APRS coverage of this part of the Mighty Wappinger Creek Valley isn’t very good, particularly for our bicycle radios (low power, crappy antennas, lousy positions), so I finally got around to setting up a receive-only APRS iGate in the attic.

The whole setup had that lashed-together look:

KE4ZNU-10 APRS iGate - hardware
KE4ZNU-10 APRS iGate – hardware

It’s sitting on the bottom attic stair, at the lower end of a 10 °F/ft gradient, where the Pi 3’s onboard WiFi connects to the router in the basement without any trouble at all.

After about a week of having it work just fine, I printed a case from Thingiverse:

KE4ZNU-10 APRS iGate - RPi TNC-Pi case
KE4ZNU-10 APRS iGate – RPi TNC-Pi case

Minus the case, however, you can see a TNC-Pi2 kit atop a Raspberry Pi 3, running APRX on a full-up Raspbian Jessie installation:

RPi TNC-Pi2 stack - heatshrink spacers
RPi TNC-Pi2 stack – heatshrink spacers

You must solder the TNC-Pi2 a millimeter or two above the feedthrough header to keep the component leads off the USB jacks. The kit includes a single, slightly too short, aluminum standoff that would be perfectly adequate, but I’m that guy: those are four 18 mm lengths of heatshrink tubing to stabilize the TNC, with the obligatory decorative Kapton tape.

The only misadventure during kit assembly came from a somewhat misshapen 100 nF ceramic cap:

Monolithic cap - 100 nF - QC failure
Monolithic cap – 100 nF – QC failure

Oddly, it measured pretty close to the others in the kit package. I swapped in a 100 nF ceramic cap from my heap and continued the mission.

The threaded brass inserts stand in for tiny 4-40 nuts that I don’t have. The case has standoffs with small holes; I drilled-and-tapped 4-40 threads and it’ll be all good.

The radio, a craptastic Baofeng UV-5R, has a SMA-RP to UHF adapter screwed to the cable from a mobile 2 meter antenna on a random slab of sheet metal on the attic floor. It has Kenwood jack spacing, but, rather than conjure a custom plug, I got a clue and bought a pair of craptastic Baofeng speaker-mics for seven bucks delivered:

Baofeng speaker-mic wiring
Baofeng speaker-mic wiring

For reference, the connections:

Baofeng speaker-mic cable - pins and colors
Baofeng speaker-mic cable – pins and colors

Unsoldering the speaker-mic head and replacing it with a DE-9 connector didn’t take long.

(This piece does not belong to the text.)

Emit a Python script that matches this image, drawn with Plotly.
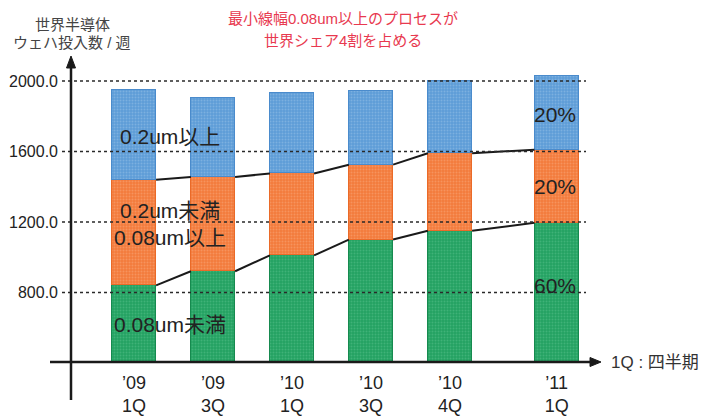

The radio sits in the charging cradle, which probably isn’t a good idea for the long term. The available Baofeng “battery eliminators” appear to be even more dangerously craptastic than the radios and speaker-mics; I should just gut the cheapest one and use the shell with a better power supply.

I initially installed Xastir on the Pi, but it’s really too heavyweight for a simple receive-only iGate. APRX omits the fancy map displays and runs perfectly well in a headless installation with a trivial setup configuration.

There are many descriptions of the fiddling required to convert the Pi 3’s serial port device names back to the Pi / Pi 2 “standard”. I did some of that, but in point of fact none’s required for the TNC-Pi2; use the device name /dev/serial0 and it’s all good:

<interface>
serial-device /dev/serial0 19200 8n1 KISS
callsign $mycall # callsign defaults to $mycall
tx-ok false # transmitter enable defaults to false
telem-to-is false # set to 'false' to disable
</interface>

Because the radio looks out over an RF desert, digipeating won’t be productive and I’ve disabled the PTT. All the received packets go to the Great APRS Database in the Cloud:

server   noam.aprs2.net

An APRS reception heat map for the last few days in August:

KE4ZNU-10 Reception Map - 2016-08
KE4ZNU-10 Reception Map – 2016-08

The hot red square to the upper left reveals a peephole through the valley walls toward Mary’s Vassar Farms garden plot, where her bike spends a few hours every day. The other hotspots show where roads overlap the creek valley; the skinny purple region between the red endcaps covers the vacant land around the Dutchess County Airport. The scattered purple blocks come from those weird propagation effects that Just Happen; one of the local APRS gurus suggests reflections from airplane traffic far overhead.

An RPi 3 is way too much computer for an iGate: all four cores run at 0.00 load all day long. On the other paw, it’s $35 and It Just Works.